Fourth Circuit Clarifies "Public Disclosure" Standard in Qui Tam Actions | Practical Law

Fourth Circuit Clarifies "Public Disclosure" Standard in Qui Tam Actions | Practical Law

In United States v. Graham Co. Soil & Water Conservation Dist., the US Court of Appeals for the Fourth Circuit held that the government's own internal awareness of information does not qualify as a public disclosure that would bar a relator from bringing claims against a third party under the False Claims Act (FCA).

Fourth Circuit Clarifies "Public Disclosure" Standard in Qui Tam Actions

Practical Law Legal Update 9-599-0666 (Approx. 2 pages)

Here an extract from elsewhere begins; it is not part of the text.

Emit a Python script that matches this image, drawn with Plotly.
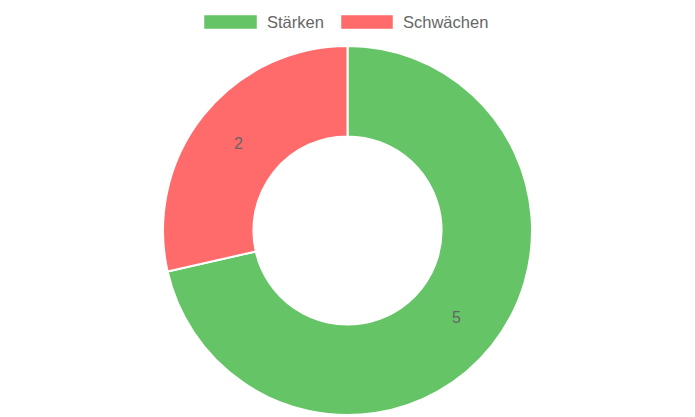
import plotly.graph_objects as go

# Daten
labels = ["Stärken", "Schwächen"]
values = [5, 2]
colors = ["#64c466", "#ff6b6b"]

W, H = 695, 417
# die Seite hat 8px Rand, daher alles um 8px verschoben
OFF = 8

fig = go.Figure()

fig.add_trace(go.Pie(
    labels=labels,
    values=values,
    hole=0.51,
    sort=False,
    direction="clockwise",
    rotation=0,
    domain=dict(x=[0, (W - 2 * OFF) / W], y=[(2 + OFF) / H, 1 - (46 - OFF) / H]),
    marker=dict(colors=colors, line=dict(color="white", width=2)),
    textinfo="value",
    textposition="inside",
    insidetextorientation="horizontal",
    textfont=dict(family="Liberation Sans, Arial, sans-serif", size=16, color="#666666"),
    showlegend=False,
    hoverinfo="label+value",
))

# eigene Legende oben (breite Kästchen wie im Original)
legend_items = [
    (labels[0], colors[0], 204, 257, 267),
    (labels[1], colors[1], 341, 393, 403),
]
for name, col, x0, x1, tx in legend_items:
    fig.add_shape(type="rect", xref="paper", yref="paper",
                  x0=(x0 - OFF) / W, x1=(x1 - OFF) / W,
                  y0=1 - (29 - OFF) / H, y1=1 - (15 - OFF) / H,
                  fillcolor=col, line=dict(color="white", width=0.5))
    fig.add_annotation(xref="paper", yref="paper",
                       x=(tx - OFF) / W, y=1 - (22 - OFF) / H,
                       text=name, showarrow=False,
                       xanchor="left", yanchor="middle",
                       xshift=-2,
                       font=dict(family="Liberation Sans, Arial, sans-serif",
                                 size=16.5, color="#666666"))

fig.update_layout(
    width=W,
    height=H,
    margin=dict(l=0, r=0, t=0, b=0),
    paper_bgcolor="white",
    plot_bgcolor="white",
)

fig.write_html("out.html")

Fourth Circuit Clarifies "Public Disclosure" Standard in Qui Tam Actions

by Practical Law Litigation
Published on 05 Feb 2015USA (National/Federal)
In United States v. Graham Co. Soil & Water Conservation Dist., the US Court of Appeals for the Fourth Circuit held that the government's own internal awareness of information does not qualify as a public disclosure that would bar a relator from bringing claims against a third party under the False Claims Act (FCA).
In a February 3, 2015 decision, United States v. Graham Co. Soil & Water Conservation Dist., the US Court of Appeals for the Fourth Circuit held that the government's internal awareness of information does not qualify as a public disclosure that would bar a private citizen (known as a relator) from bringing claims against a third party under the False Claims Act (FCA) (, No. 13-2345 (4th Cir. Feb. 3, 2015)).
The relator in this matter, Karen Wilson, worked as a secretary at the Graham County (North Carolina) Soil & Water Conservation District (SWCD), a local government entity. The SWCD obtained federal government funding to help recover after a natural disaster. In 1995, Wilson became aware of improprieties involving the use of these funds. Over the next two years, she communicated twice with special agents of the United States Department of Agriculture (USDA) about her concerns. In 1996, Graham County produced an audit report detailing several problems with SWCD's handling of the federal program's fund, and sent the report to a limited distribution list of federal, state and local officials. In 1997, a USDA report also concluded that there had been misdeeds, and circulated its report to a limited distribution list of federal and state law enforcement agencies, bearing a warning that it was not for external distribution.
In 2001, Wilson filed suit under the qui tam provision of the FCA, alleging that fraudulent invoices had been submitted to the federal government under programs operated by the SWCD. The qui tam provision FCA enables a private citizen to bring suit on behalf of the United States against those who have made fraudulent claims for payment to the United States. However, an earlier version of the FCA applicable to this case contained a provision stripping jurisdiction from courts where the relator's claims are based on a public disclosure.
After years of litigation, the district court dismissed Wilson's suit. Relying on precedent from the Seventh Circuit, the district court held that the information upon which Wilson had based her action had been "publicly disclosed," since both the county's report and the USDA's report had been disclosed to public officials with relevant oversight, and that she therefore lacked standing to bring the action. Wilson appealed.
The Fourth Circuit reversed. The court held that public disclosure does not include the government's own internal awareness of the information, and only extends to information that has entered the public domain. Since neither the county report nor the USDA report was distributed to nor intended for the public, neither report fell into the public domain. Wilson therefore maintained standing to bring the action. The Fourth Circuit acknowledged that although it reached a different conclusion than the Seventh Circuit on this issue, its opinion is consistent with decisions reached by the Federal, First, Ninth, Tenth and Eleventh Circuits.